As the navigation buttons are used, the picture surface reflects where you are since it only draws up to the point that you are at in the buffer. The value in the buffer position edit field will also change. This field contains the data used to create the picture code. Understanding this data is not necessary to create pictures, so I am not including much detail in this tutorial. To learn more about the buffer position edit field, you can read the documentation that Lance Ewing included with PicEdit.
The navigation buttons and buffer position edit field allow you to go back and make changes to existing data or insert something that you forgot to draw. As we shall see by the next section, in combination with the delete button, these features can be very powerful.
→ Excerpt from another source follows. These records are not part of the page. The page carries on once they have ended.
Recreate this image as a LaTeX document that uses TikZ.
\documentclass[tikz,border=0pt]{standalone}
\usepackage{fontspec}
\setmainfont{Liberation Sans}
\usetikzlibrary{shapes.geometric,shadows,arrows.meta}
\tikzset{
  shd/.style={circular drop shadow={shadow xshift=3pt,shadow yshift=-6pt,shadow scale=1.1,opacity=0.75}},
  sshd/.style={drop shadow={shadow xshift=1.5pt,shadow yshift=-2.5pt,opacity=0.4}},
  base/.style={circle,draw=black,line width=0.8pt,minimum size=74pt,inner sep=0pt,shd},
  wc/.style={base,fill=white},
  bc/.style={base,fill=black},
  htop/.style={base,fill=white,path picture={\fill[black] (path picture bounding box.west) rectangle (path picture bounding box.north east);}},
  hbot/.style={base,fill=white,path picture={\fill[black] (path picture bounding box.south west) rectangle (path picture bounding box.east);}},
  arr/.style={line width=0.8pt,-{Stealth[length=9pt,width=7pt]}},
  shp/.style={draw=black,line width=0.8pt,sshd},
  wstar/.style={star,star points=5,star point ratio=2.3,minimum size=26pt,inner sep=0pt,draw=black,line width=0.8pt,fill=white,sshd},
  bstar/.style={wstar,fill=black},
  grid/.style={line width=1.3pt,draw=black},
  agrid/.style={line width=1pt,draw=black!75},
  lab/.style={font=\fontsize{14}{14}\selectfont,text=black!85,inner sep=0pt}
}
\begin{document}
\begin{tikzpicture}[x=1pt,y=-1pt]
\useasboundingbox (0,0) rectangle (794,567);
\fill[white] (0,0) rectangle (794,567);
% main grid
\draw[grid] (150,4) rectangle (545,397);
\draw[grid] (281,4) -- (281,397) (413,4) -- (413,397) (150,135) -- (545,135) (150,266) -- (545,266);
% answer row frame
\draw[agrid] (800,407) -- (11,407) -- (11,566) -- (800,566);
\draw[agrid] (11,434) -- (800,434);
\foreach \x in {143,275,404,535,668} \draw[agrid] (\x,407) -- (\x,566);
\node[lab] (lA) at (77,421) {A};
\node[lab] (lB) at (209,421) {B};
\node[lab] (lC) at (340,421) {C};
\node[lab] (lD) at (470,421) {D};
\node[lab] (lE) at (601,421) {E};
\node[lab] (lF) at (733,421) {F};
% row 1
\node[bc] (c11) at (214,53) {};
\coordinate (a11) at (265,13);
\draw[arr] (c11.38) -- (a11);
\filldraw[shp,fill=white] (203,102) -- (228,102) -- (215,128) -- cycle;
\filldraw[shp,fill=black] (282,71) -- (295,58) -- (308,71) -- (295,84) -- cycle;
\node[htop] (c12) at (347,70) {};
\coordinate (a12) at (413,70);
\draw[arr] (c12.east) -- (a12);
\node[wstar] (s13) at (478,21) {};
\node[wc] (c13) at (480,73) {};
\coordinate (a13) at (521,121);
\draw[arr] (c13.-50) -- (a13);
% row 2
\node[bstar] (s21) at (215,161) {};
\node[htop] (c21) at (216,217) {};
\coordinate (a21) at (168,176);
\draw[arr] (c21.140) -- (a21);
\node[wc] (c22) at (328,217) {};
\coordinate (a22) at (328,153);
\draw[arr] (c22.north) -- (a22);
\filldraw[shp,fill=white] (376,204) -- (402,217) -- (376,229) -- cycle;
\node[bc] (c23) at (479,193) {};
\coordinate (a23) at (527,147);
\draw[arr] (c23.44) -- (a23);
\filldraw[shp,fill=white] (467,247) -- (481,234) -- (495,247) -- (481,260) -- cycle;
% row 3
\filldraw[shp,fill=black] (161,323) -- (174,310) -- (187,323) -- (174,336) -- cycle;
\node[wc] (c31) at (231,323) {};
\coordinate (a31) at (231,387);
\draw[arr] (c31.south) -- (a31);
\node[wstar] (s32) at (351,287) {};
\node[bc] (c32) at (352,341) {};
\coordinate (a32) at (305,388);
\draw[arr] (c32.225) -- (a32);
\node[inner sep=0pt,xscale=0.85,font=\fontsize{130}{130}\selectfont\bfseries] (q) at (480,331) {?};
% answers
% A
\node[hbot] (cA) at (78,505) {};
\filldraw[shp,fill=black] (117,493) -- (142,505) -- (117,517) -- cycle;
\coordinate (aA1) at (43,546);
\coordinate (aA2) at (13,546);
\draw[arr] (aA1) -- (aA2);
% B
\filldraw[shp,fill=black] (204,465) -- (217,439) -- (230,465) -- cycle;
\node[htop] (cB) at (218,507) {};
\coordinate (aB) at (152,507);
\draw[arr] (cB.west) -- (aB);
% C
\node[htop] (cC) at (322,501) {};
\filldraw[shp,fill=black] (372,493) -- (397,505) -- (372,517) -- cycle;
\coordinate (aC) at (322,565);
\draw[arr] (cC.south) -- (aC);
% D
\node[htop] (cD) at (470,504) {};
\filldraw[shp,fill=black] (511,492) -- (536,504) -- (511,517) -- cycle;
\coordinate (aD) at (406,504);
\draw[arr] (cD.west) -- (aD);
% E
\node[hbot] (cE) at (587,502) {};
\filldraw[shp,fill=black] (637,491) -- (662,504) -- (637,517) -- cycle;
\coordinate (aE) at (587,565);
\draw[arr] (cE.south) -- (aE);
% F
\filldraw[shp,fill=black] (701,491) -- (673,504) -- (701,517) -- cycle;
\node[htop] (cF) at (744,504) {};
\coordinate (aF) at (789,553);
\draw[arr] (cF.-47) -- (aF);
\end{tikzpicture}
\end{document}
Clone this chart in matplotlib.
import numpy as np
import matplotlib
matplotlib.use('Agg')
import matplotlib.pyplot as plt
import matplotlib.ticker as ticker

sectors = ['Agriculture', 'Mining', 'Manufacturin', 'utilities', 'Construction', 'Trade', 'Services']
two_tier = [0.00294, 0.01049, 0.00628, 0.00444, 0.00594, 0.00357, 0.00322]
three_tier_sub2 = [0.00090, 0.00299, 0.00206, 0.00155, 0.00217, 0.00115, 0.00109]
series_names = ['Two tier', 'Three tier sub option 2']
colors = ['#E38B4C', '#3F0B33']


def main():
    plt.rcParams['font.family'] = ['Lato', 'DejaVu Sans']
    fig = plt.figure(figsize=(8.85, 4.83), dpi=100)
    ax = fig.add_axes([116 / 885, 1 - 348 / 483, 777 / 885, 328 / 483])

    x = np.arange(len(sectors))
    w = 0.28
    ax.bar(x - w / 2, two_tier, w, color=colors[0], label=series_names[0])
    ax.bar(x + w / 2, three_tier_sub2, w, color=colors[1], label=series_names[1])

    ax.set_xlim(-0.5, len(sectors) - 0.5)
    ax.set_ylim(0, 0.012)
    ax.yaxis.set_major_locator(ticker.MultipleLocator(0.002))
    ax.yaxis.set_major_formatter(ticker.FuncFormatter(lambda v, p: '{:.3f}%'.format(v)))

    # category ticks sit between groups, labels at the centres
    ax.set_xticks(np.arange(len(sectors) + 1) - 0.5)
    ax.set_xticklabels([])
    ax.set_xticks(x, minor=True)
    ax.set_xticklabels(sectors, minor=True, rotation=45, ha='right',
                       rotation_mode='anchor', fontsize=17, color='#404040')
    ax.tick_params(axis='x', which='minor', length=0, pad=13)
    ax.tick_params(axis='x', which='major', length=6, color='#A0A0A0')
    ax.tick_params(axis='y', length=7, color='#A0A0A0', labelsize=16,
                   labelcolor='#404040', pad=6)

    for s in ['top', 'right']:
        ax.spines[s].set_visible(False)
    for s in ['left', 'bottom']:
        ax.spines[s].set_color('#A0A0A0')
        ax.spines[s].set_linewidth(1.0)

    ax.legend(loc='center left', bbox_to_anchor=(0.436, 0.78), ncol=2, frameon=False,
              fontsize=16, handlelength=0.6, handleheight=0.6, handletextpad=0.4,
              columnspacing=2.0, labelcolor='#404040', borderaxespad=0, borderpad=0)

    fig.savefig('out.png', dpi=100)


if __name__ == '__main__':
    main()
|The Delete Button: The delete button is a very powerful tool which allows you to delete any actions in which you made a mistake. Used with the navigation buttons, you can "back up" to just before the action in which your mistake occurred, and push the delete button. Warning!! This will delete the whole action. That means that if the mistake is only in part of the action, you will have to redraw the whole action to fix it up. It is probably a good idea to split big actions up into smaller segments because of this.|
|The Buffer Contents Display Field: This field displays the data in the picture code. As I mentioned before, knowledge of this data is not necessary, but you can read more about it in the documentation included with PicEdit. You can also use the "View Data" option in the menu system to look at the data currently in the picture code buffer.|
Exercise 1.2 My First Picture
Now that you have a basic understanding of the tools that PicEdit uses, I would encourage you to try them out. It may take a little practice, but you'll get the hang of it. You can also try editing other AGI pictures. One fun trick is to use the navigation buttons to back up to just before a fill, and select a different color. This is a great way to experiment with what looks good.